Perhaps that is why ambient communities remain unusually resilient despite their relatively small size. Many listeners within these spaces are not merely searching for background listening. They are searching for sincerity. For reflection. For evidence of genuine artistic depth in a digital culture increasingly dominated by simulation and acceleration.
In some ways, ambient music may now represent one of the last genres where listeners still expect authenticity as part of the listening experience itself. That expectation carries real value.
As AI-generated music becomes more sophisticated and streaming manipulation becomes harder to detect, trust may emerge as one of the defining artistic currencies of the next decade. Listeners may increasingly gravitate toward artists and communities where identity remains visible and human presence remains undeniable.
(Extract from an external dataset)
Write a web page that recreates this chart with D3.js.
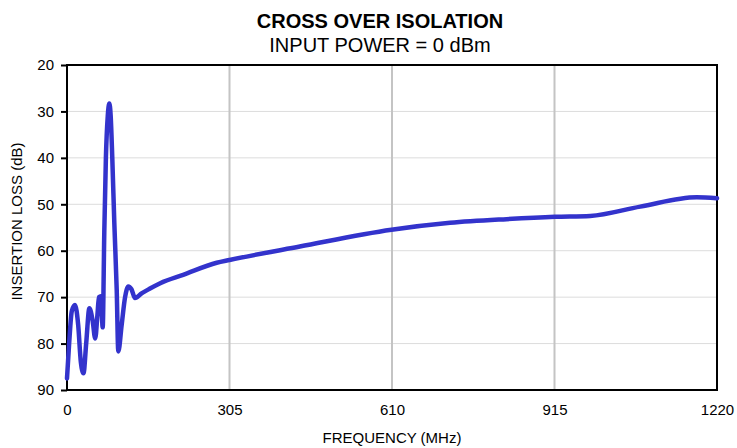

They may seek out music scenes where connection still feels tangible rather than algorithmically optimized.
Ambient music is uniquely positioned for this moment because it never fully abandoned those values in the first place.
The genre grew quietly through trust-based ecosystems long before social media metrics and playlist economies reshaped music culture. It survived through independent artists building loyal audiences one listener at a time. It survived through careful listening and meaningful discovery. And perhaps most importantly, it survived because listeners sensed that there were real people behind the sound. That human element matters now more than ever.
In a digital environment increasingly filled with imitation, automation, and synthetic identity, ambient music still offers something quietly radical: the feeling that another person is reaching across silence to share an experience that genuinely mattered to them.
For many listeners, that may become impossible to replace.